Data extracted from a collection
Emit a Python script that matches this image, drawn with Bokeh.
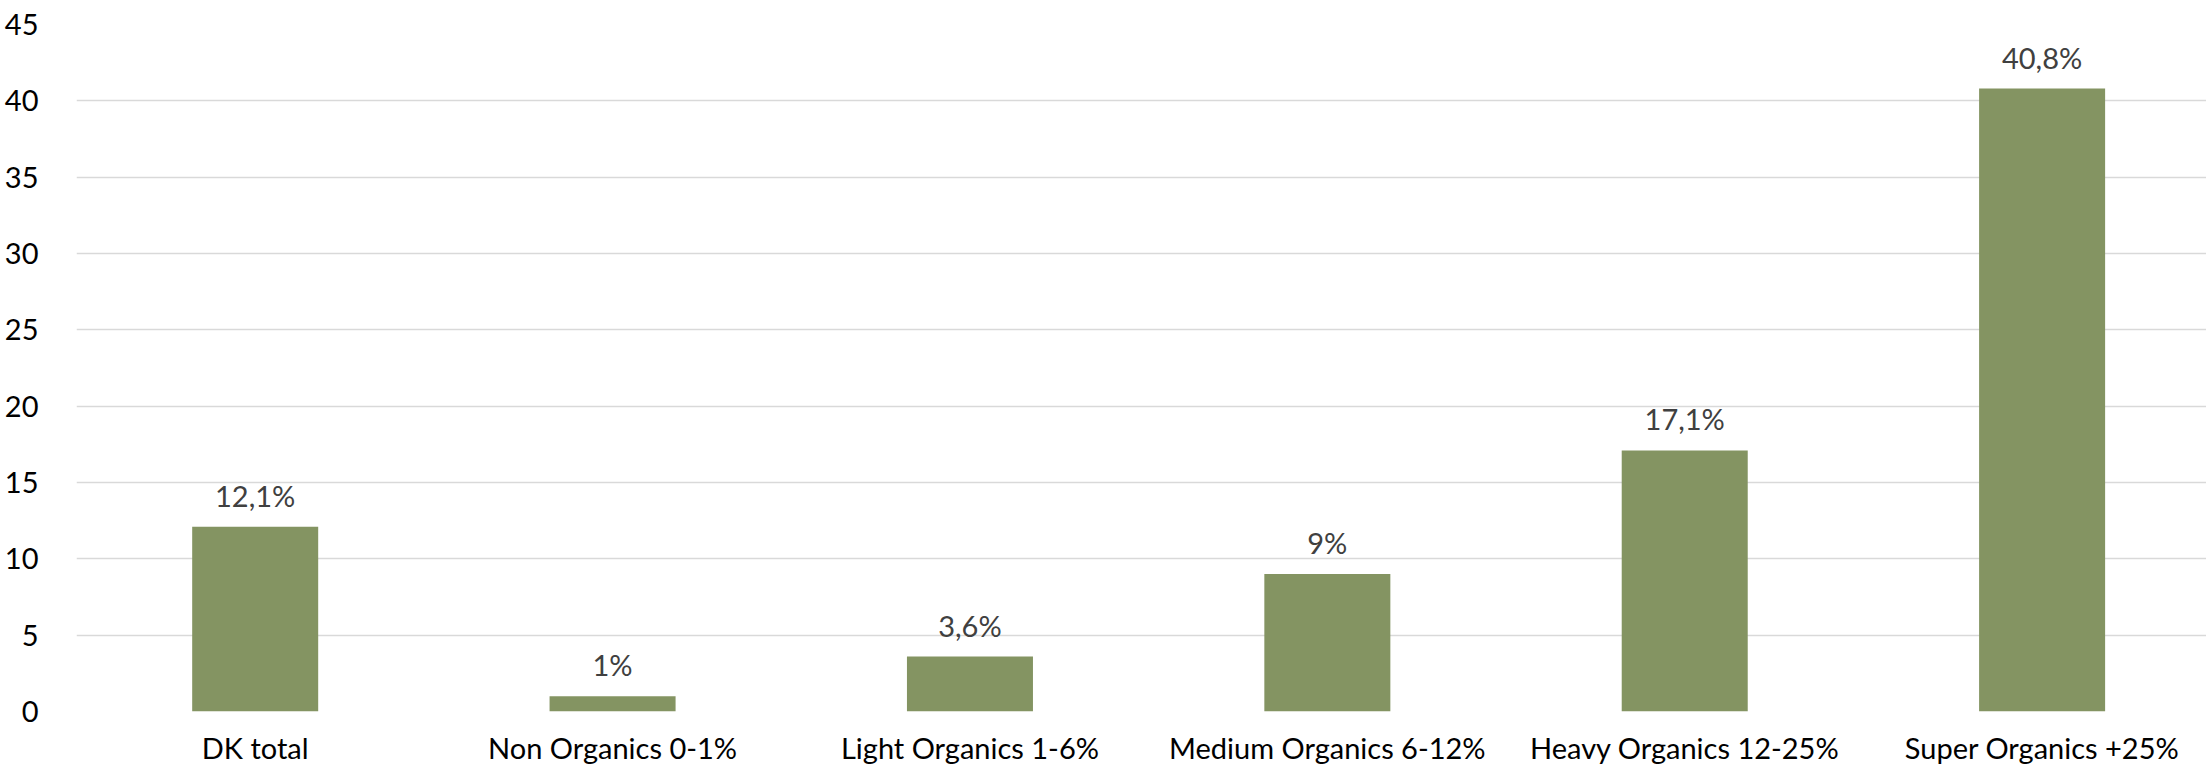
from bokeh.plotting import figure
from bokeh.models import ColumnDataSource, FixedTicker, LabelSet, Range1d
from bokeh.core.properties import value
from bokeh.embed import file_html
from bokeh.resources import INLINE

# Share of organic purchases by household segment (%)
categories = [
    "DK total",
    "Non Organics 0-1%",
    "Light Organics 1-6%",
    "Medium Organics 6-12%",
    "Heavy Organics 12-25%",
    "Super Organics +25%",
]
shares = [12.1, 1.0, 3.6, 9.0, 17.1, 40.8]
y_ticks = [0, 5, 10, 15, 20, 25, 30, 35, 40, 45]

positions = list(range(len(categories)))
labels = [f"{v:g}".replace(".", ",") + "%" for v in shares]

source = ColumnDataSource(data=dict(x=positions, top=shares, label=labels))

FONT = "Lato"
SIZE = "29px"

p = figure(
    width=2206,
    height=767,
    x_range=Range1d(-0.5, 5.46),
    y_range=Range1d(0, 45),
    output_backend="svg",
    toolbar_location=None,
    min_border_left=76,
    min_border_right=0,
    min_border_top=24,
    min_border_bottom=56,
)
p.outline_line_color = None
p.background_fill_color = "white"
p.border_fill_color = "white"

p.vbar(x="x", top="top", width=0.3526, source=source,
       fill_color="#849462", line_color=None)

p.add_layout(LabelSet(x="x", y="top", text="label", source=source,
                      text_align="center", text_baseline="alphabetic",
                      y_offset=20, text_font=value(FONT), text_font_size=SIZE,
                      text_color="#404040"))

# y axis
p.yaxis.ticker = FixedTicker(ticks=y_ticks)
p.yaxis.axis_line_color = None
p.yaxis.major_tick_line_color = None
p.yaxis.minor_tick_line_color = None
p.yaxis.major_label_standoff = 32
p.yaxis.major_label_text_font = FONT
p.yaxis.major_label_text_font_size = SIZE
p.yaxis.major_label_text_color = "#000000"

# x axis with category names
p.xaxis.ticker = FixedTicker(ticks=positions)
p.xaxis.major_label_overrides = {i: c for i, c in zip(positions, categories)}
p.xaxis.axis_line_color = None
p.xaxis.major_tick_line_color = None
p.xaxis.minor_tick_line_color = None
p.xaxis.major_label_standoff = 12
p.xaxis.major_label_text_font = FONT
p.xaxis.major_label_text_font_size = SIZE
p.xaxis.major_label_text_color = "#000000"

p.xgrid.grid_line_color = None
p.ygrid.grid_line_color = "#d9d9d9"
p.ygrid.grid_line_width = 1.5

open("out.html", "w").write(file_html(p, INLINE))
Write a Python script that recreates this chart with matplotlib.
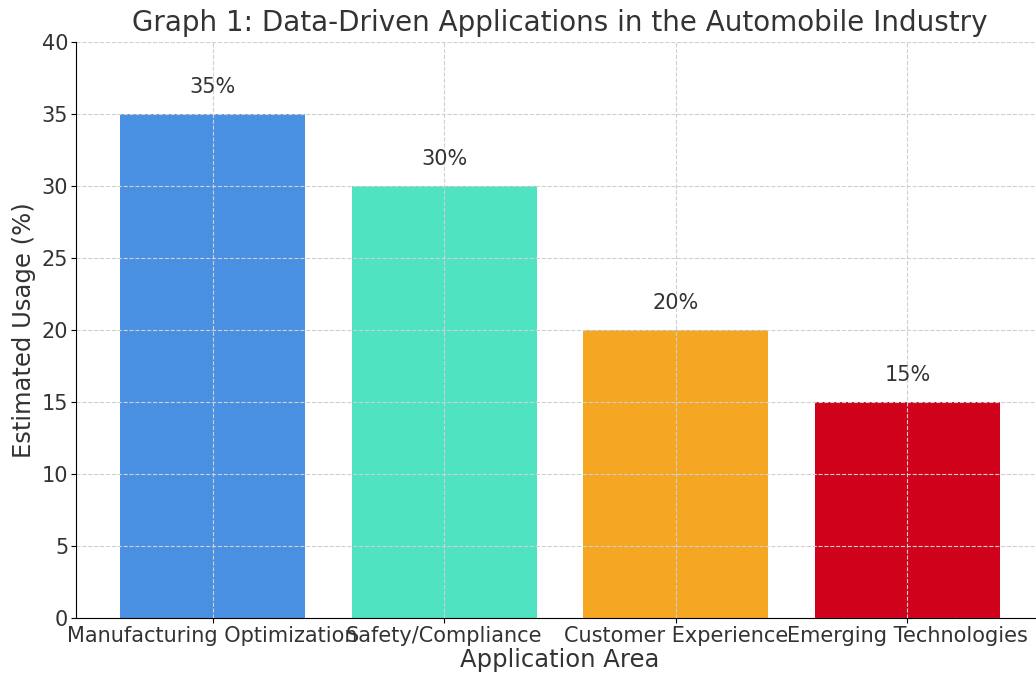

Requirements – Omit every image. Quote each record exactly.

Complete output –
Emit a Python script that matches this image, drawn with Bokeh.
from bokeh.plotting import figure
from bokeh.models import ColumnDataSource, FixedTicker, LabelSet, Range1d
from bokeh.core.properties import value
from bokeh.embed import file_html
from bokeh.resources import INLINE

# Share of organic purchases by household segment (%)
categories = [
    "DK total",
    "Non Organics 0-1%",
    "Light Organics 1-6%",
    "Medium Organics 6-12%",
    "Heavy Organics 12-25%",
    "Super Organics +25%",
]
shares = [12.1, 1.0, 3.6, 9.0, 17.1, 40.8]
y_ticks = [0, 5, 10, 15, 20, 25, 30, 35, 40, 45]

positions = list(range(len(categories)))
labels = [f"{v:g}".replace(".", ",") + "%" for v in shares]

source = ColumnDataSource(data=dict(x=positions, top=shares, label=labels))

FONT = "Lato"
SIZE = "29px"

p = figure(
    width=2206,
    height=767,
    x_range=Range1d(-0.5, 5.46),
    y_range=Range1d(0, 45),
    output_backend="svg",
    toolbar_location=None,
    min_border_left=76,
    min_border_right=0,
    min_border_top=24,
    min_border_bottom=56,
)
p.outline_line_color = None
p.background_fill_color = "white"
p.border_fill_color = "white"

p.vbar(x="x", top="top", width=0.3526, source=source,
       fill_color="#849462", line_color=None)

p.add_layout(LabelSet(x="x", y="top", text="label", source=source,
                      text_align="center", text_baseline="alphabetic",
                      y_offset=20, text_font=value(FONT), text_font_size=SIZE,
                      text_color="#404040"))

# y axis
p.yaxis.ticker = FixedTicker(ticks=y_ticks)
p.yaxis.axis_line_color = None
p.yaxis.major_tick_line_color = None
p.yaxis.minor_tick_line_color = None
p.yaxis.major_label_standoff = 32
p.yaxis.major_label_text_font = FONT
p.yaxis.major_label_text_font_size = SIZE
p.yaxis.major_label_text_color = "#000000"

# x axis with category names
p.xaxis.ticker = FixedTicker(ticks=positions)
p.xaxis.major_label_overrides = {i: c for i, c in zip(positions, categories)}
p.xaxis.axis_line_color = None
p.xaxis.major_tick_line_color = None
p.xaxis.minor_tick_line_color = None
p.xaxis.major_label_standoff = 12
p.xaxis.major_label_text_font = FONT
p.xaxis.major_label_text_font_size = SIZE
p.xaxis.major_label_text_color = "#000000"

p.xgrid.grid_line_color = None
p.ygrid.grid_line_color = "#d9d9d9"
p.ygrid.grid_line_width = 1.5

open("out.html", "w").write(file_html(p, INLINE))
Write a Python script that recreates this chart with matplotlib.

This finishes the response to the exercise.